During the last past years, Clint Griffin has been working with left out mediums, objects he finds in garage sales or garbage that he recycles and gives a whole new dimension. He especially likes working with old paintings that are patchworked on a new canvas and on top of which he paints or draws. Those unusual collages made with partly cut photographs or other found material articulate many stages of reality, creating an unexpected, unfamiliar scene. Clint Griffin graduated from the Ontario College of Art and Design and his work has been shown in many solo shows at Galerie Trois Points, but also extensively in Toronto and in the US.
Cécile Ronc's paintings are what she calls "the strenght of softeness". Usually, we associate strong paintings with heavy colors, but Ronc is trying to reach strenght in the complete opposite. Her sublte drippings and tones seem to defy large Olley's impastos. Ronc graduated from École nationale supérieure des Beaux-Arts in Paris, but currently lives and works in Montreal where her works has been shown, as well as Toronto, Paris and Madrid, where she was doing a residency in 2009.
Nicolas Fleming holds a master in fine arts from Université du Québec à Montréal as well as a bachelor degree from Concordia University. His work has been shown widely in Quebec and has been featured in a solo show at Galerie de l'UQÀM. Feming constantly plays with hybridity, using paint in a sculptural manner that fits perfectly with the Extreme Painting theme. He puts paint patches on the canvas surface, creating a paint collage where the colors are played to their extremes while an other work features painting rolls on the surface playing with the medium litterality.

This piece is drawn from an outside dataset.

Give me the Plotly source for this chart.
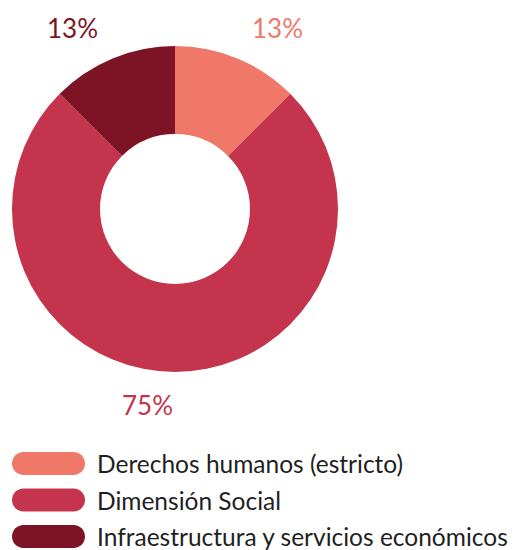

Extreme Painting is an open-ended, wide-ranging forum on the state of painting in Canada, showcasing the skill and originality of painting-based practice across the country. Curiosity and invention and not cynicism or shock tactics underpins the “extremity” of the title; the artists grouped together in Extreme Painting are heterogeneous to the utmost extent, except in that they all pledge their faith to the medium itself, believing it to be an infinitely renewable resource. The radicalism of minimal-inspired work, presenting variations of formal endgame may seem incompatible with the aggressiveness of expressive figuration: but they can be thought of as opposite sides of the same coin. In terms of the lifeblood of painting both are necessary, along with all else that stands its ground and proves its point. The motivation for the exhibition involves a belief that cutting-edge culture, far from writing painting’s obituary, guarantees it a permanent place in the visual arts. Rather than continuing the logic of late-modern formalism, with conceptual art replacing painting as though art history were purely linear after all, the thesis of Extreme Painting proposes that to be consistent we must indeed embrace all forms of art, and accept that we must judge any artwork first by the standards it imposes on itself. Both a destination and a vehicle of sorts for getting there, Extreme Painting is intended to liberate all but harm none, and by doing so to celebrate the vibrant diversity of Canada’s many brilliant painters.